TASK BRIEF:
Working from the top of the listing below, retype each line through the line containing "Chart.register(...registerables);", both included, with no pictures.

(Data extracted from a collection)
↓↓↓
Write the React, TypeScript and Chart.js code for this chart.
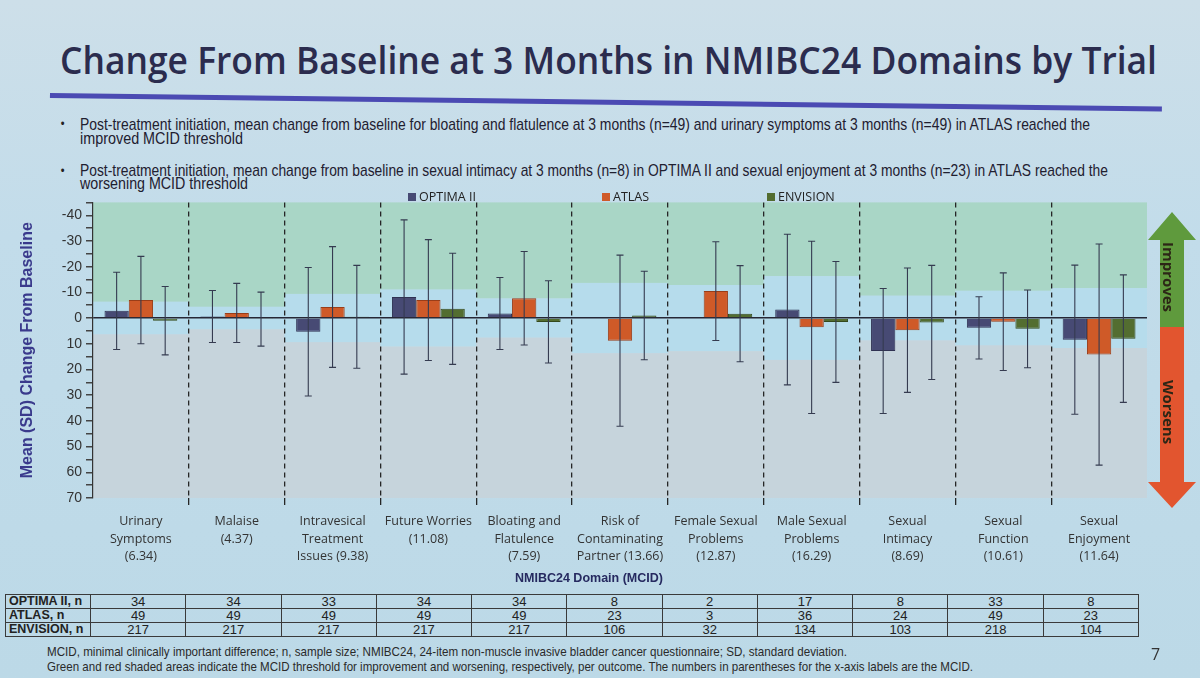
import React, { useEffect, useLayoutEffect, useRef } from 'react';
import { Chart, registerables } from 'chart.js';

Chart.register(...registerables);

// ---------- data ----------
const categoryLabels: string[][] = [
  ['Urinary', 'Symptoms', '(6.34)'],
  ['Malaise', '(4.37)'],
  ['Intravesical', 'Treatment', 'Issues (9.38)'],
  ['Future Worries', '(11.08)'],
  ['Bloating and', 'Flatulence', '(7.59)'],
  ['Risk of', 'Contaminating', 'Partner (13.66)'],
  ['Female Sexual', 'Problems', '(12.87)'],
  ['Male Sexual', 'Problems', '(16.29)'],
  ['Sexual', 'Intimacy', '(8.69)'],
  ['Sexual', 'Function', '(10.61)'],
  ['Sexual', 'Enjoyment', '(11.64)'],
];
const mcidValues = [6.34, 4.37, 9.38, 11.08, 7.59, 13.66, 12.87, 16.29, 8.69, 10.61, 11.64];

const seriesNames = ['OPTIMA II', 'ATLAS', 'ENVISION'];
const optimaMean = [-2.8, -0.6, 5.3, -8.2, -1.8, null, null, -3.3, 12.8, 3.8, 8.4];
const optimaSD = [15, 10.1, 25, 30, 14, null, null, 29.3, 24.3, 12.1, 29];
const atlasMean = [-7, -2, -4.3, -7, -7.7, 8.8, -10.5, 3.6, 4.7, 1.4, 14.2];
const atlasSD = [17, 11.5, 23.5, 23.5, 18.2, 33.3, 19.2, 33.5, 24.2, 19, 43];
const envisionMean = [1, 0.4, -0.5, -3.6, 1.5, -1, -1.7, 1.5, 1.7, 4.2, 8];
const envisionSD = [13.3, 10.5, 20, 21.6, 16, 17.2, 18.7, 23.5, 22.2, 15.1, 24.8];

const optimaN = [34, 34, 33, 34, 34, 8, 2, 17, 8, 33, 8];
const atlasN = [49, 49, 49, 49, 49, 23, 3, 36, 24, 49, 23];
const envisionN = [217, 217, 217, 217, 217, 106, 32, 134, 103, 218, 104];
const tableRowLabels = ['OPTIMA II, n', 'ATLAS, n', 'ENVISION, n'];

const yMajorTicks = [-40, -30, -20, -10, 0, 10, 20, 30, 40, 50, 60, 70];
const yMinorTicks = [-45, -35, -25, -15, -5, 5, 15, 25, 35, 45, 55, 65];

const titleText = 'Change From Baseline at 3 Months in NMIBC24 Domains by Trial';
const bullet1 = [
  'Post-treatment initiation, mean change from baseline for bloating and flatulence at 3 months (n=49) and urinary symptoms at 3 months (n=49) in ATLAS reached the',
  'improved MCID threshold',
];
const bullet2 = [
  'Post-treatment initiation, mean change from baseline in sexual intimacy at 3 months (n=8) in OPTIMA II and sexual enjoyment at 3 months (n=23) in ATLAS reached the',
  'worsening MCID threshold',
];
const footnotes = [
  'MCID, minimal clinically important difference; n, sample size; NMIBC24, 24-item non-muscle invasive bladder cancer questionnaire; SD, standard deviation.',
  'Green and red shaded areas indicate the MCID threshold for improvement and worsening, respectively, per outcome. The numbers in parentheses for the x-axis labels are the MCID.',
];
const xAxisTitle = 'NMIBC24 Domain (MCID)';
const yAxisTitle = 'Mean (SD) Change From Baseline';

// ---------- styles ----------
const seriesColors = ['#474a74', '#cf5a28', '#536d30'];
const seriesBorders = ['#2f3152', '#9a3d18', '#34491c'];
const sdSets = [optimaSD, atlasSD, envisionSD];
const meanSets = [optimaMean, atlasMean, envisionMean];
const nSets = [optimaN, atlasN, envisionN];

const narrowFont = "'Liberation Sans Narrow', 'Liberation Sans', Arial, sans-serif";

function FitLine(props: { text: string; left: number; top: number; width: number; style?: React.CSSProperties }) {
  const ref = useRef<HTMLDivElement>(null);
  useLayoutEffect(() => {
    const el = ref.current;
    if (!el) return;
    el.style.transform = 'none';
    const w = el.getBoundingClientRect().width;
    if (w > 0) el.style.transform = `scaleX(${props.width / w})`;
  }, [props.text, props.width]);
  return (
    <div
      ref={ref}
      style={{
        position: 'absolute',
        left: props.left,
        top: props.top,
        whiteSpace: 'nowrap',
        transformOrigin: '0 0',
        ...props.style,
      }}
    >
      {props.text}
    </div>
  );
}

const bandsPlugin = {
  id: 'mcidBands',
  beforeDraw(chart: any) {
    const { ctx, chartArea: ca, scales } = chart;
    const x = scales.x;
    const y = scales.y;
    const n = categoryLabels.length;
    const w = (ca.right - ca.left) / n;
    ctx.save();
    for (let i = 0; i < n; i++) {
      const cx = x.getPixelForValue(i);
      const left = cx - w / 2;
      const yg = y.getPixelForValue(-mcidValues[i]);
      const yr = y.getPixelForValue(mcidValues[i]);
      ctx.fillStyle = '#a9d6c6';
      ctx.fillRect(left, ca.top, w, yg - ca.top);
      ctx.fillStyle = '#b6dcec';
      ctx.fillRect(left, yg, w, yr - yg);
      ctx.fillStyle = '#c6d4dc';
      ctx.fillRect(left, yr, w, ca.bottom - yr);
    }
    ctx.restore();
  },
};

const errorBarPlugin = {
  id: 'errorBars',
  afterDatasetsDraw(chart: any) {
    const { ctx, scales } = chart;
    const y = scales.y;
    ctx.save();
    ctx.strokeStyle = '#353b50';
    ctx.lineWidth = 1.1;
    chart.data.datasets.forEach((ds: any, di: number) => {
      const meta = chart.getDatasetMeta(di);
      const sd = sdSets[di];
      meta.data.forEach((el: any, i: number) => {
        const m = ds.data[i];
        if (m == null || sd[i] == null) return;
        const px = el.x;
        const y1 = y.getPixelForValue(m - (sd[i] as number));
        const y2 = y.getPixelForValue(m + (sd[i] as number));
        ctx.beginPath();
        ctx.moveTo(px, y1);
        ctx.lineTo(px, y2);
        ctx.moveTo(px - 3.5, y1);
        ctx.lineTo(px + 3.5, y1);
        ctx.moveTo(px - 3.5, y2);
        ctx.lineTo(px + 3.5, y2);
        ctx.stroke();
      });
    });
    ctx.restore();
  },
};

function BarChart() {
  const ref = useRef<HTMLCanvasElement>(null);
  useEffect(() => {
    if (!ref.current) return;
    const dividerColor = (c: any) => (c.type === 'tick' && c.index > 0 ? '#262626' : 'rgba(0,0,0,0)');
    const chart = new Chart(ref.current, {
      type: 'bar',
      data: {
        labels: categoryLabels,
        datasets: seriesNames.map((name, i) => ({
          label: name,
          data: meanSets[i] as any,
          backgroundColor: seriesColors[i],
          borderColor: seriesBorders[i],
          borderWidth: 1,
          categoryPercentage: 0.76,
          barPercentage: 1,
        })),
      },
      options: {
        animation: false,
        responsive: false,
        devicePixelRatio: 1,
        layout: { padding: { left: 18, right: 53, top: 9, bottom: 0 } },
        plugins: { legend: { display: false }, tooltip: { enabled: false } },
        scales: {
          x: {
            offset: true,
            grid: {
              offset: true,
              color: dividerColor,
              tickColor: dividerColor,
              lineWidth: 1.3,
              drawTicks: true,
              tickLength: 7,
            },
            border: { display: false, dash: [5, 4] },
            ticks: {
              color: '#333',
              font: { family: "'Open Sans', sans-serif", size: 12.5, lineHeight: 1.4 },
              padding: 8,
              maxRotation: 0,
              autoSkip: false,
            },
            afterFit: (s: any) => {
              s.height = 92;
            },
          },
          y: {
            reverse: true,
            min: -45,
            max: 70,
            afterBuildTicks: (axis: any) => {
              axis.ticks = [...yMinorTicks, ...yMajorTicks].sort((a, b) => a - b).map((v) => ({ value: v }));
            },
            ticks: {
              callback: (v: any) => (yMajorTicks.includes(Number(v)) ? String(v) : ''),
              color: '#333',
              font: { family: "'Liberation Sans', Arial, sans-serif", size: 14 },
              padding: 4,
              autoSkip: false,
            },
            grid: {
              color: (c: any) => (c.tick && c.tick.value === 0 ? '#262735' : 'rgba(0,0,0,0)'),
              lineWidth: 1.5,
              drawTicks: true,
              tickLength: 7,
              tickColor: '#444',
            },
            border: { display: true, color: '#333', width: 1.2 },
            title: {
              display: true,
              text: yAxisTitle,
              color: '#3a3a8c',
              font: { family: "'Liberation Sans', Arial, sans-serif", size: 16, weight: 'bold' },
              padding: { top: 0, bottom: 0 },
            },
            afterFit: (s: any) => {
              s.width = 75;
            },
          },
        },
      } as any,
      plugins: [bandsPlugin, errorBarPlugin],
    });
    return () => chart.destroy();
  }, []);
  return <canvas ref={ref} width={1200} height={400} style={{ position: 'absolute', left: 0, top: 190, width: 1200, height: 400 }} />;
}

function Arrow() {
  return (
    <svg width={60} height={320} style={{ position: 'absolute', left: 1140, top: 200 }}>
      <polygon points="32,12 56,40 44,40 44,127 20,127 20,40 8,40" fill="#5f9a3d" />
      <polygon points="20,127 44,127 44,282 56,282 32,308 8,282 20,282" fill="#e2552f" />
      <text
        x={0}
        y={0}
        transform="translate(27,77) rotate(90)"
        textAnchor="middle"
        dominantBaseline="middle"
        fontFamily="'Open Sans', sans-serif"
        fontWeight="bold"
        fontSize={15}
        fill="#2c2616"
      >
        Improves
      </text>
      <text
        x={0}
        y={0}
        transform="translate(27,212) rotate(90)"
        textAnchor="middle"
        dominantBaseline="middle"
        fontFamily="'Open Sans', sans-serif"
        fontWeight="bold"
        fontSize={15}
        fill="#2c2616"
      >
        Worsens
      </text>
    </svg>
  );
}

function DataTable() {
  const firstCol = 85;
  const total = 1133;
  const colW = (total - firstCol) / categoryLabels.length;
  const cell: React.CSSProperties = {
    border: '1px solid #3a3a3a',
    padding: 0,
    height: 13,
    lineHeight: '13px',
    fontSize: 13,
    textAlign: 'center',
    color: '#222',
  };
  return (
    <table
      style={{
        position: 'absolute',
        left: 5,
        top: 594,
        width: total,
        borderCollapse: 'collapse',
        tableLayout: 'fixed',
        fontFamily: narrowFont,
      }}
    >
      <colgroup>
        <col style={{ width: firstCol }} />
        {categoryLabels.map((_, i) => (
          <col key={i} style={{ width: colW }} />
        ))}
      </colgroup>
      <tbody>
        {tableRowLabels.map((rl, r) => (
          <tr key={r}>
            <td style={{ ...cell, textAlign: 'left', paddingLeft: 3, fontWeight: 'bold', fontSize: 12.5 }}>{rl}</td>
            {nSets[r].map((v, i) => (
              <td key={i} style={cell}>
                {v}
              </td>
            ))}
          </tr>
        ))}
      </tbody>
    </table>
  );
}

export default function App() {
  const legendBoxX = [408, 602, 767];
  const bulletStyle: React.CSSProperties = { fontFamily: narrowFont, fontSize: 17, lineHeight: '17px', color: '#1f2030' };
  const footStyle: React.CSSProperties = { fontFamily: narrowFont, fontSize: 13.5, lineHeight: '13.5px', color: '#2a2a2a' };
  return (
    <div
      style={{
        position: 'absolute',
        left: 0,
        top: 0,
        width: 1200,
        height: 678,
        overflow: 'hidden',
        background: 'linear-gradient(180deg, #cddfe9 0%, #c2dcea 35%, #bcd9e7 100%)',
        fontFamily: "'Open Sans', sans-serif",
      }}
    >
      <FitLine
        text={titleText}
        left={60}
        top={40}
        width={1097}
        style={{ fontFamily: "'Open Sans', sans-serif", fontWeight: 600, fontSize: 38, lineHeight: '38px', color: '#2b2c4e' }}
      />
      <div
        style={{
          position: 'absolute',
          left: 50,
          top: 93,
          width: 1112,
          height: 5,
          background: '#4b4ab3',
          transform: 'rotate(0.7deg)',
          transformOrigin: '0 0',
        }}
      />
      <div style={{ position: 'absolute', left: 60, top: 114, fontSize: 14, color: '#222' }}>•</div>
      <FitLine text={bullet1[0]} left={80} top={116} width={1010} style={bulletStyle} />
      <FitLine text={bullet1[1]} left={80} top={130} width={163} style={bulletStyle} />
      <div style={{ position: 'absolute', left: 60, top: 161, fontSize: 14, color: '#222' }}>•</div>
      <FitLine text={bullet2[0]} left={80} top={162} width={1028} style={bulletStyle} />
      <FitLine text={bullet2[1]} left={80} top={175} width={168} style={bulletStyle} />

      <BarChart />

      {seriesNames.map((name, i) => (
        <React.Fragment key={name}>
          <div
            style={{
              position: 'absolute',
              left: legendBoxX[i],
              top: 193,
              width: 8,
              height: 8,
              background: seriesColors[i],
            }}
          />
          <div
            style={{
              position: 'absolute',
              left: legendBoxX[i] + 11,
              top: 189,
              fontSize: 12.5,
              lineHeight: '16px',
              color: '#222',
              whiteSpace: 'nowrap',
            }}
          >
            {name}
          </div>
        </React.Fragment>
      ))}

      <Arrow />

      <div
        style={{
          position: 'absolute',
          left: 489,
          width: 200,
          top: 570,
          textAlign: 'center',
          fontFamily: "'Liberation Sans', Arial, sans-serif",
          fontWeight: 'bold',
          fontSize: 12.5,
          lineHeight: '16px',
          color: '#262a60',
        }}
      >
        {xAxisTitle}
      </div>

      <DataTable />

      <FitLine text={footnotes[0]} left={47} top={645} width={800} style={footStyle} />
      <FitLine text={footnotes[1]} left={47} top={660} width={926} style={footStyle} />
      <div style={{ position: 'absolute', left: 1151, top: 643, fontSize: 16, color: '#333' }}>7</div>
    </div>
  );
}
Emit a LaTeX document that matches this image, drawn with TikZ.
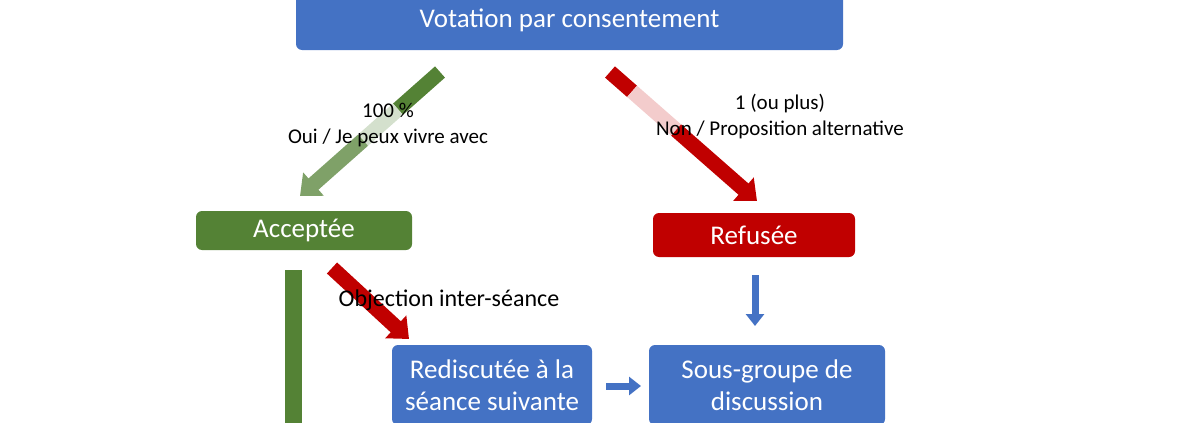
↑↑↑
COMPLETE OUTPUT:
Write the React, TypeScript and Chart.js code for this chart.
import React, { useEffect, useLayoutEffect, useRef } from 'react';
import { Chart, registerables } from 'chart.js';

Chart.register(...registerables);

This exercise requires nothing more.